Only the lines from the line containing "Recreate this image" to the line containing "from matplotlib.lines import Line2D", with both of those lines, are to be repeated exactly. Leave the images out.

============

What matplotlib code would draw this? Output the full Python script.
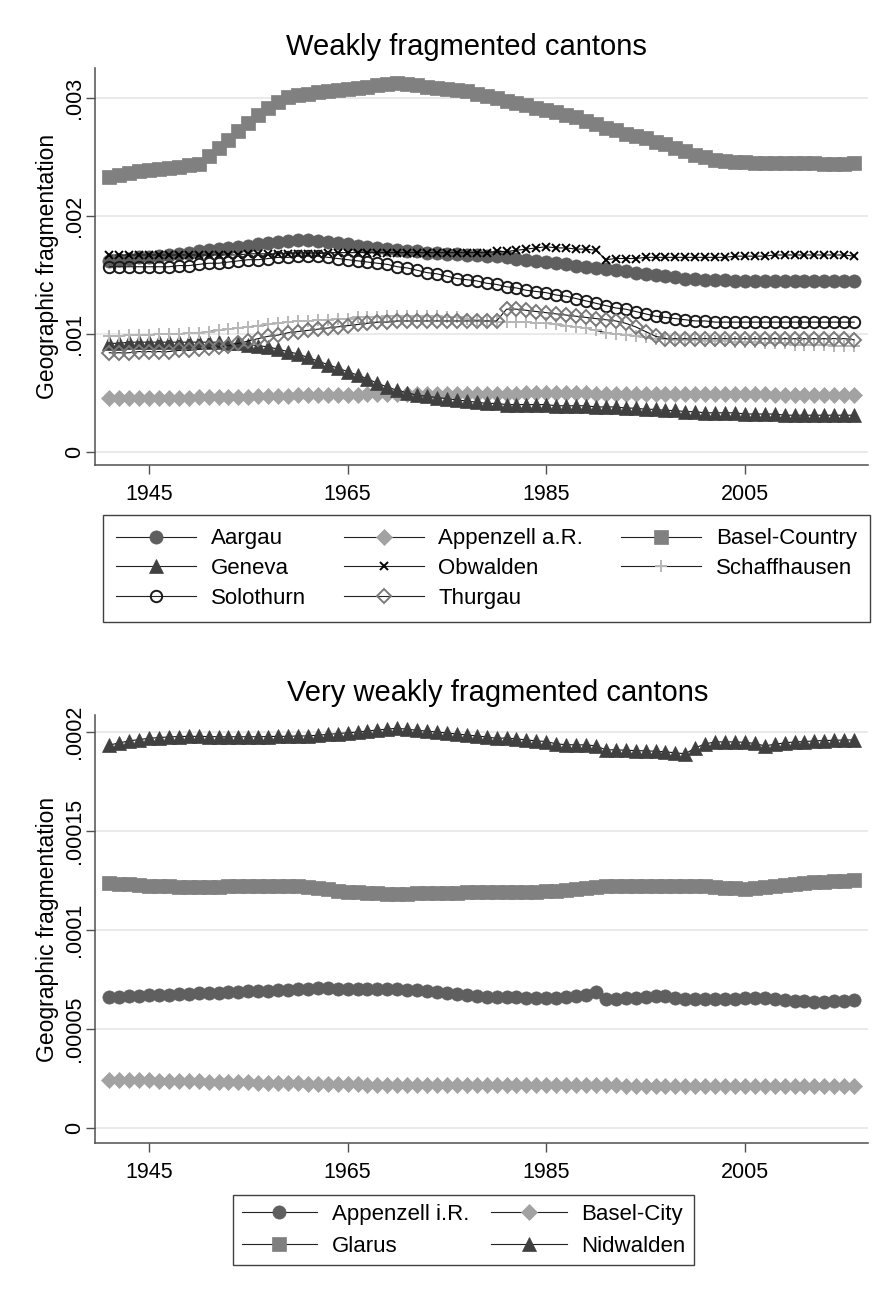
import numpy as np
import matplotlib
matplotlib.use("Agg")
import matplotlib.pyplot as plt

plt.rcParams['font.family'] = ['Liberation Sans', 'DejaVu Sans']

## years (one observation per year)
years = list(range(1941, 2017))

## top panel, values in units of 1e-3
aargau = [1.62, 1.63, 1.64, 1.65, 1.65, 1.66, 1.67, 1.68, 1.69, 1.70,
          1.71, 1.72, 1.73, 1.74, 1.75, 1.76, 1.77, 1.78, 1.79, 1.80,
          1.80, 1.79, 1.78, 1.77, 1.76, 1.75, 1.74, 1.73, 1.72, 1.71,
          1.70, 1.70, 1.69, 1.69, 1.68, 1.68, 1.67, 1.67, 1.66, 1.66,
          1.65, 1.64, 1.63, 1.62, 1.61, 1.60, 1.59, 1.58, 1.57, 1.56,
          1.55, 1.54, 1.53, 1.52, 1.51, 1.50, 1.49, 1.48, 1.47, 1.47,
          1.46, 1.46, 1.46, 1.45, 1.45, 1.45, 1.45, 1.45, 1.45, 1.45,
          1.45, 1.45, 1.45, 1.45, 1.45, 1.45]
appenzell_ar = [0.455, 0.455, 0.455, 0.455, 0.456, 0.457, 0.458, 0.459, 0.460, 0.461,
                0.462, 0.463, 0.464, 0.466, 0.468, 0.470, 0.472, 0.474, 0.476, 0.478,
                0.480, 0.481, 0.482, 0.483, 0.484, 0.485, 0.486, 0.487, 0.488, 0.489,
                0.490, 0.490, 0.491, 0.491, 0.492, 0.492, 0.493, 0.493, 0.494, 0.494,
                0.494, 0.494, 0.495, 0.495, 0.495, 0.495, 0.495, 0.495, 0.495, 0.494,
                0.494, 0.493, 0.493, 0.492, 0.492, 0.491, 0.491, 0.490, 0.490, 0.489,
                0.489, 0.488, 0.488, 0.487, 0.487, 0.486, 0.486, 0.485, 0.485, 0.484,
                0.484, 0.483, 0.483, 0.482, 0.482, 0.481]
basel_country = [2.33, 2.35, 2.37, 2.38, 2.39, 2.40, 2.41, 2.42, 2.43, 2.44,
                 2.51, 2.58, 2.65, 2.72, 2.79, 2.86, 2.92, 2.97, 3.01, 3.03,
                 3.04, 3.05, 3.06, 3.07, 3.08, 3.09, 3.10, 3.11, 3.12, 3.13,
                 3.12, 3.11, 3.10, 3.09, 3.08, 3.07, 3.06, 3.04, 3.02, 3.00,
                 2.98, 2.96, 2.94, 2.92, 2.90, 2.88, 2.86, 2.84, 2.81, 2.78,
                 2.75, 2.73, 2.70, 2.68, 2.66, 2.63, 2.61, 2.58, 2.55, 2.52,
                 2.50, 2.48, 2.47, 2.46, 2.46, 2.45, 2.45, 2.45, 2.45, 2.45,
                 2.45, 2.45, 2.44, 2.44, 2.44, 2.45]
geneva = [0.92, 0.92, 0.93, 0.93, 0.93, 0.93, 0.93, 0.93, 0.93, 0.93,
          0.93, 0.93, 0.92, 0.92, 0.91, 0.90, 0.89, 0.87, 0.85, 0.83,
          0.80, 0.77, 0.74, 0.71, 0.68, 0.65, 0.62, 0.58, 0.55, 0.52,
          0.50, 0.48, 0.47, 0.46, 0.45, 0.44, 0.43, 0.42, 0.41, 0.41,
          0.40, 0.40, 0.40, 0.40, 0.40, 0.39, 0.39, 0.39, 0.39, 0.38,
          0.38, 0.38, 0.37, 0.37, 0.36, 0.36, 0.35, 0.35, 0.34, 0.34,
          0.33, 0.33, 0.33, 0.33, 0.32, 0.32, 0.32, 0.32, 0.31, 0.31,
          0.31, 0.31, 0.31, 0.31, 0.31, 0.31]
obwalden = [1.67, 1.67, 1.67, 1.67, 1.67, 1.67, 1.67, 1.67, 1.67, 1.67,
            1.67, 1.67, 1.67, 1.67, 1.68, 1.68, 1.68, 1.68, 1.68, 1.68,
            1.68, 1.68, 1.69, 1.69, 1.69, 1.69, 1.69, 1.69, 1.69, 1.69,
            1.69, 1.69, 1.69, 1.69, 1.69, 1.69, 1.69, 1.69, 1.69, 1.70,
            1.70, 1.71, 1.72, 1.73, 1.74, 1.73, 1.73, 1.72, 1.72, 1.71,
            1.63, 1.64, 1.64, 1.64, 1.65, 1.65, 1.65, 1.65, 1.65, 1.65,
            1.65, 1.65, 1.65, 1.66, 1.66, 1.66, 1.66, 1.67, 1.67, 1.67,
            1.67, 1.67, 1.67, 1.67, 1.67, 1.66]
schaffhausen = [0.98, 0.98, 0.99, 0.99, 0.99, 1.00, 1.00, 1.00, 1.01, 1.01,
                1.02, 1.03, 1.04, 1.05, 1.06, 1.07, 1.08, 1.09, 1.10, 1.11,
                1.11, 1.12, 1.12, 1.13, 1.13, 1.14, 1.14, 1.14, 1.15, 1.15,
                1.15, 1.15, 1.15, 1.15, 1.14, 1.14, 1.13, 1.12, 1.11, 1.10,
                1.10, 1.10, 1.10, 1.09, 1.09, 1.08, 1.07, 1.06, 1.05, 1.03,
                1.01, 1.00, 0.99, 0.98, 0.97, 0.96, 0.96, 0.95, 0.95, 0.95,
                0.94, 0.94, 0.94, 0.93, 0.93, 0.93, 0.92, 0.92, 0.92, 0.91,
                0.91, 0.91, 0.91, 0.90, 0.90, 0.90]
solothurn = [1.57, 1.57, 1.57, 1.57, 1.57, 1.57, 1.57, 1.58, 1.58, 1.59,
             1.60, 1.60, 1.61, 1.62, 1.63, 1.63, 1.64, 1.65, 1.65, 1.66,
             1.66, 1.66, 1.65, 1.64, 1.63, 1.62, 1.61, 1.60, 1.59, 1.57,
             1.56, 1.54, 1.52, 1.51, 1.49, 1.47, 1.46, 1.45, 1.43, 1.42,
             1.40, 1.39, 1.37, 1.36, 1.35, 1.33, 1.32, 1.30, 1.28, 1.26,
             1.24, 1.22, 1.21, 1.19, 1.17, 1.15, 1.14, 1.13, 1.12, 1.11,
             1.11, 1.10, 1.10, 1.10, 1.10, 1.10, 1.10, 1.10, 1.10, 1.10,
             1.10, 1.10, 1.10, 1.10, 1.10, 1.10]
thurgau = [0.84, 0.84, 0.84, 0.85, 0.85, 0.85, 0.85, 0.86, 0.86, 0.87,
           0.88, 0.89, 0.90, 0.92, 0.94, 0.96, 0.98, 0.99, 1.01, 1.02,
           1.03, 1.04, 1.05, 1.06, 1.07, 1.08, 1.09, 1.10, 1.10, 1.11,
           1.11, 1.11, 1.11, 1.11, 1.11, 1.11, 1.11, 1.11, 1.11, 1.11,
           1.21, 1.21, 1.20, 1.19, 1.18, 1.17, 1.16, 1.15, 1.14, 1.13,
           1.12, 1.11, 1.09, 1.06, 1.02, 0.98, 0.96, 0.96, 0.96, 0.96,
           0.96, 0.96, 0.96, 0.96, 0.96, 0.96, 0.96, 0.96, 0.96, 0.96,
           0.96, 0.96, 0.96, 0.96, 0.96, 0.95]

## bottom panel, values in units of 1e-5
appenzell_ir = [6.63, 6.65, 6.67, 6.69, 6.71, 6.73, 6.75, 6.77, 6.79, 6.81,
                6.83, 6.85, 6.87, 6.89, 6.91, 6.93, 6.95, 6.97, 7.00, 7.03,
                7.05, 7.06, 7.06, 7.05, 7.05, 7.05, 7.05, 7.04, 7.03, 7.02,
                7.00, 6.97, 6.93, 6.88, 6.83, 6.78, 6.72, 6.67, 6.63, 6.62,
                6.62, 6.61, 6.60, 6.59, 6.58, 6.60, 6.63, 6.67, 6.72, 6.86,
                6.52, 6.55, 6.57, 6.60, 6.63, 6.66, 6.66, 6.60, 6.55, 6.53,
                6.52, 6.52, 6.53, 6.55, 6.57, 6.58, 6.57, 6.55, 6.50, 6.45,
                6.42, 6.40, 6.40, 6.42, 6.45, 6.47]
basel_city = [2.46, 2.45, 2.44, 2.43, 2.42, 2.41, 2.40, 2.39, 2.38, 2.37,
              2.36, 2.35, 2.34, 2.33, 2.32, 2.31, 2.30, 2.29, 2.28, 2.27,
              2.26, 2.25, 2.24, 2.23, 2.22, 2.22, 2.21, 2.21, 2.20, 2.20,
              2.20, 2.19, 2.19, 2.19, 2.18, 2.18, 2.18, 2.18, 2.17, 2.17,
              2.17, 2.17, 2.17, 2.17, 2.17, 2.17, 2.17, 2.17, 2.17, 2.17,
              2.17, 2.17, 2.16, 2.16, 2.16, 2.16, 2.16, 2.16, 2.16, 2.16,
              2.16, 2.16, 2.16, 2.16, 2.16, 2.16, 2.15, 2.15, 2.15, 2.15,
              2.15, 2.15, 2.15, 2.15, 2.15, 2.15]
glarus = [12.36, 12.34, 12.31, 12.28, 12.25, 12.23, 12.21, 12.20, 12.19, 12.19,
          12.20, 12.20, 12.21, 12.21, 12.22, 12.22, 12.23, 12.23, 12.23, 12.23,
          12.20, 12.13, 12.06, 12.00, 11.95, 11.91, 11.88, 11.86, 11.85, 11.85,
          11.85, 11.86, 11.87, 11.88, 11.89, 11.90, 11.91, 11.92, 11.93, 11.93,
          11.93, 11.93, 11.94, 11.95, 11.96, 11.98, 12.02, 12.07, 12.12, 12.17,
          12.22, 12.24, 12.25, 12.25, 12.24, 12.23, 12.22, 12.22, 12.23, 12.24,
          12.22, 12.18, 12.15, 12.12, 12.10, 12.12, 12.18, 12.24, 12.30, 12.35,
          12.38, 12.41, 12.44, 12.47, 12.50, 12.53]
nidwalden = [19.34, 19.45, 19.55, 19.62, 19.68, 19.72, 19.75, 19.77, 19.78, 19.78,
             19.77, 19.76, 19.76, 19.76, 19.76, 19.76, 19.77, 19.78, 19.78, 19.80,
             19.80, 19.84, 19.88, 19.92, 19.96, 20.00, 20.05, 20.10, 20.15, 20.19,
             20.14, 20.09, 20.04, 20.00, 19.95, 19.90, 19.85, 19.80, 19.75, 19.68,
             19.70, 19.65, 19.60, 19.55, 19.52, 19.40, 19.36, 19.35, 19.35, 19.30,
             19.10, 19.10, 19.08, 19.06, 19.05, 19.03, 19.00, 18.95, 18.90, 19.20,
             19.40, 19.50, 19.50, 19.50, 19.48, 19.42, 19.30, 19.38, 19.45, 19.50,
             19.52, 19.55, 19.57, 19.58, 19.60, 19.60]

## series styles: (label, data, marker, size, face, edge)
top_series = [
    ('Aargau', aargau, 'o', 9.5, '#5f5f5f', '#5f5f5f'),
    ('Appenzell a.R.', appenzell_ar, 'D', 8.3, '#a2a2a2', '#a2a2a2'),
    ('Basel-Country', basel_country, 's', 9.5, '#808080', '#808080'),
    ('Geneva', geneva, '^', 9.5, '#404040', '#404040'),
    ('Obwalden', obwalden, 'x', 6.3, 'k', 'k'),
    ('Schaffhausen', schaffhausen, '+', 8.5, '#b8b8b8', '#b8b8b8'),
    ('Solothurn', solothurn, 'o', 8.2, 'none', '#1a1a1a'),
    ('Thurgau', thurgau, 'D', 7.6, 'none', '#7a7a7a'),
]
bottom_series = [
    ('Appenzell i.R.', appenzell_ir, 'o', 9.5, '#5f5f5f', '#5f5f5f'),
    ('Basel-City', basel_city, 'D', 8.3, '#a2a2a2', '#a2a2a2'),
    ('Glarus', glarus, 's', 9.5, '#808080', '#808080'),
    ('Nidwalden', nidwalden, '^', 9.5, '#404040', '#404040'),
]

axis_col = '#505050'

fig = plt.figure(figsize=(8.81, 12.91), dpi=100)
ax1 = fig.add_axes([0.1078, 0.6398, 0.8775, 0.3075])
ax2 = fig.add_axes([0.1078, 0.1146, 0.8775, 0.3316])


def style_axes(ax, ticks, ticklabels, ylim):
    ax.set_xlim(1939.56, 2017.4)
    ax.set_ylim(*ylim)
    ax.set_xticks([1945, 1965, 1985, 2005])
    ax.set_yticks(ticks)
    ax.set_yticklabels(ticklabels, rotation=90, va='center')
    ax.grid(axis='y', color='#e8e8e8', linewidth=1.3)
    ax.set_axisbelow(True)
    for side in ['top', 'right']:
        ax.spines[side].set_visible(False)
    for side in ['left', 'bottom']:
        ax.spines[side].set_color(axis_col)
        ax.spines[side].set_linewidth(1.1)
    ax.tick_params(axis='both', direction='out', length=6.5, width=1.0,
                   color=axis_col, labelsize=15.5, labelcolor='black')
    ax.tick_params(axis='x', pad=7)
    ax.tick_params(axis='y', pad=0.5)
    ax.set_ylabel('Geographic fragmentation', fontsize=16.5)
    ax.yaxis.set_label_coords(-0.047, 0.5)


def draw(ax, series, scale):
    handles = {}
    for label, vals, mk, ms, fc, ec in series:
        h, = ax.plot(years, np.array(vals) * scale, color='#111111', linewidth=0.8,
                     marker=mk, markersize=ms, markerfacecolor=fc,
                     markeredgecolor=ec, markeredgewidth=1.4 if fc == 'none' or mk in 'x+' else 0.5,
                     label=label, clip_on=False)
        handles[label] = h
    return handles


def legend_style(leg):
    leg.get_frame().set_linewidth(1.0)
    for lh in leg.get_lines():
        lh.set_color('#222222')


## top panel
h1 = draw(ax1, top_series, 1e-3)
style_axes(ax1, [0, 0.001, 0.002, 0.003], ['0', '.001', '.002', '.003'], (-0.000113, 0.003257))
fig.text(0.53, 1 - 47 / 1291, 'Weakly fragmented cantons', ha='center', va='center', fontsize=21)
## matplotlib fills columns first, so order handles to read row by row
order1 = ['Aargau', 'Geneva', 'Solothurn', 'Appenzell a.R.', 'Obwalden', 'Thurgau',
          'Basel-Country', 'Schaffhausen']
leg1 = fig.legend(handles=[h1[k] for k in order1], loc='upper left', ncol=3, mode='expand',
                  bbox_to_anchor=(103 / 881, 1 - 515 / 1291 - 0.01, 767 / 881, 0.01),
                  fontsize=16, handlelength=3.6, handletextpad=0.65, labelspacing=0.4,
                  borderpad=0.6, borderaxespad=0, fancybox=False, framealpha=1,
                  edgecolor='#404040')
legend_style(leg1)

## bottom panel
h2 = draw(ax2, bottom_series, 1e-5)
style_axes(ax2, [0, 0.00005, 0.0001, 0.00015, 0.0002],
           ['0', '.00005', '.0001', '.00015', '.0002'], (-0.0000074, 0.0002086))
fig.text(0.565, 1 - 693 / 1291, 'Very weakly fragmented cantons', ha='center', va='center', fontsize=21)
order2 = ['Appenzell i.R.', 'Glarus', 'Basel-City', 'Nidwalden']
leg2 = fig.legend(handles=[h2[k] for k in order2], loc='upper center', ncol=2,
                  bbox_to_anchor=(463.5 / 881, 1 - 1195 / 1291),
                  fontsize=16, handlelength=3.4, handletextpad=0.65, labelspacing=0.48,
                  columnspacing=1.0, borderpad=0.4, borderaxespad=0, fancybox=False,
                  framealpha=1, edgecolor='#404040')
legend_style(leg2)

fig.savefig('out.png', dpi=100, facecolor='white')
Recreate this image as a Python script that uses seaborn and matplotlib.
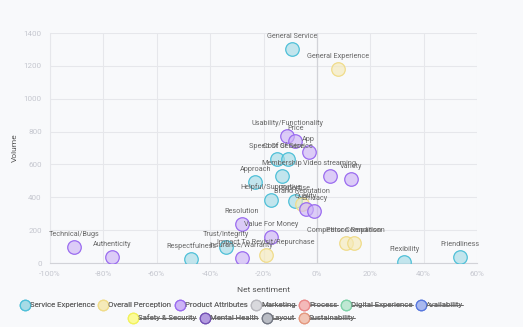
import matplotlib
matplotlib.use("Agg")
import matplotlib.pyplot as plt
import seaborn as sns
import pandas as pd
from matplotlib.lines import Line2D

# ---------------- data ----------------
names = ["General Service", "General Experience", "Usability/Functionality", "Price", "App",
         "Speed Of Service", "Cost Of Service", "Membership", "Approach", "Video streaming",
         "Variety", "Helpful/Supportive", "Expertise", "Brand Reputation", "Quality", "Efficacy",
         "Resolution", "Value For Money", "Competitor Comparison", "Person Rendition",
         "Impact To Revisit/Repurchase", "Insurance/Warranty", "Flexibility", "Friendliness",
         "Technical/Bugs", "Authenticity", "Respectfulness", "Trust/Integrity"]
groups = ["Service Experience", "Overall Perception", "Product Attributes", "Product Attributes",
          "Product Attributes", "Service Experience", "Service Experience", "Service Experience",
          "Service Experience", "Product Attributes", "Product Attributes", "Service Experience",
          "Service Experience", "Overall Perception", "Product Attributes", "Product Attributes",
          "Product Attributes", "Product Attributes", "Overall Perception", "Overall Perception",
          "Overall Perception", "Product Attributes", "Service Experience", "Service Experience",
          "Product Attributes", "Product Attributes", "Service Experience", "Service Experience"]
sentiment = [-9.2, 7.8, -11.1, -8.1, -3.1, -15.1, -11.0, -13.2, -23.1, 4.9,
             12.8, -17.2, -8.2, -5.7, -4.1, -1.0, -28.2, -17.2, 10.8, 13.8,
             -19.2, -28.2, 32.7, 53.6, -90.9, -76.8, -47.1, -34.1]
volume = [1305, 1180, 773, 740, 678, 633, 633, 531, 493, 531,
          509, 383, 375, 359, 329, 314, 237, 156, 119, 124,
          49, 28, 4, 34, 95, 34, 22, 97]

legend_names = ["Service Experience", "Overall Perception", "Product Attributes", "Marketing",
                "Process", "Digital Experience", "Availability", "Safety & Security",
                "Mental Health", "Layout", "Sustainability"]
legend_hidden = [False, False, False, True, True, True, True, True, True, True, True]
fill_colors = ["#a6dbe6", "#f5eab9", "#cdb4f6", "#d9d9dd", "#f4b9b9", "#bfe8d3", "#a9b9ef",
               "#fbfb98", "#b39be0", "#b9bcc4", "#f1c5b5"]
edge_colors = ["#4fc0d8", "#f0dc8a", "#9b6cf0", "#b8b8be", "#ea8a8a", "#7ed2a8", "#5878de",
               "#f2f25c", "#7452b5", "#737884", "#e4987f"]

x_ticks = [-100, -80, -60, -40, -20, 0, 20, 40, 60]
y_ticks = [0, 200, 400, 600, 800, 1000, 1200, 1400]

df = pd.DataFrame({"name": names, "group": groups, "sentiment": sentiment, "volume": volume})

# ---------------- style ----------------
sns.set_style("white")
plt.rcParams["font.family"] = ["Roboto", "DejaVu Sans"]
BG = "#f8f9fb"
GRID = "#e6e7eb"

fig = plt.figure(figsize=(5.23, 3.27), dpi=100, facecolor=BG)
ax = fig.add_axes([50 / 523, 1 - 263 / 327, 427 / 523, 230 / 327])
ax.set_facecolor(BG)

for i, g in enumerate(legend_names[:3]):
    sub = df[df["group"] == g]
    fc = matplotlib.colors.to_rgba(fill_colors[i], 0.65)
    sns.scatterplot(data=sub, x="sentiment", y="volume", ax=ax, s=95, color=fc,
                    edgecolor=edge_colors[i], linewidth=0.9, legend=False, zorder=3)

for _, r in df.iterrows():
    ax.annotate(r["name"], (r["sentiment"], r["volume"]), xytext=(0, 6.5),
                textcoords="offset points", ha="center", va="bottom",
                fontsize=5.2, color="#666666", zorder=4)

ax.set_xlim(-100, 60)
ax.set_ylim(0, 1400)
ax.set_xticks(x_ticks)
ax.set_xticklabels([f"{t}%" for t in x_ticks])
ax.set_yticks(y_ticks)
ax.grid(True, color=GRID, linewidth=0.8)
ax.set_axisbelow(True)
ax.axvline(0, color="#d2d3d8", linewidth=0.9, zorder=1)
for s in ["top", "right"]:
    ax.spines[s].set_visible(False)
ax.spines["left"].set_color(GRID)
ax.spines["bottom"].set_color("#d2d3d8")
ax.spines["left"].set_linewidth(0.8)
ax.tick_params(axis="both", length=4, color=GRID, labelsize=5.8, labelcolor="#c5c7cf", pad=2)

ax.set_xlabel("Net sentiment", fontsize=6, color="#555555", labelpad=7)
ax.set_ylabel("Volume", fontsize=6, color="#555555", labelpad=4)

# ---------------- legend ----------------
def make_handles(idx):
    hs = []
    for i in idx:
        hs.append(Line2D([0], [0], marker="o", linestyle="none", markersize=7.5,
                         markerfacecolor=fill_colors[i], markeredgecolor=edge_colors[i],
                         markeredgewidth=0.9, label=legend_names[i]))
    return hs

legs = []
rows = [list(range(0, 7)), list(range(7, 11))]
ys = [1 - 305 / 327, 1 - 318 / 327]
for row, yy in zip(rows, ys):
    leg = fig.legend(handles=make_handles(row), loc="center", bbox_to_anchor=(242 / 523, yy),
                     ncol=len(row), frameon=False, fontsize=5.6, handletextpad=0.15,
                     columnspacing=0.6, handlelength=1.0, borderpad=0, labelcolor="#6b6b6b")
    fig.add_artist(leg)
    legs.append((leg, row))

fig.canvas.draw()
renderer = fig.canvas.get_renderer()
inv = fig.transFigure.inverted()
for leg, row in legs:
    for t, i in zip(leg.get_texts(), row):
        if legend_hidden[i]:
            bb = t.get_window_extent(renderer)
            (x0, y0), (x1, y1) = inv.transform([(bb.x0, bb.y0), (bb.x1, bb.y1)])
            ym = (y0 + y1) / 2
            fig.add_artist(Line2D([x0, x1], [ym, ym], transform=fig.transFigure,
                                  color="#6b6b6b", linewidth=0.7))

fig.savefig("out.png", dpi=100, facecolor=BG)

============

**Task output**
Recreate this image as a Python script that uses seaborn and matplotlib.
import matplotlib
matplotlib.use("Agg")
import matplotlib.pyplot as plt
import seaborn as sns
import pandas as pd
from matplotlib.lines import Line2D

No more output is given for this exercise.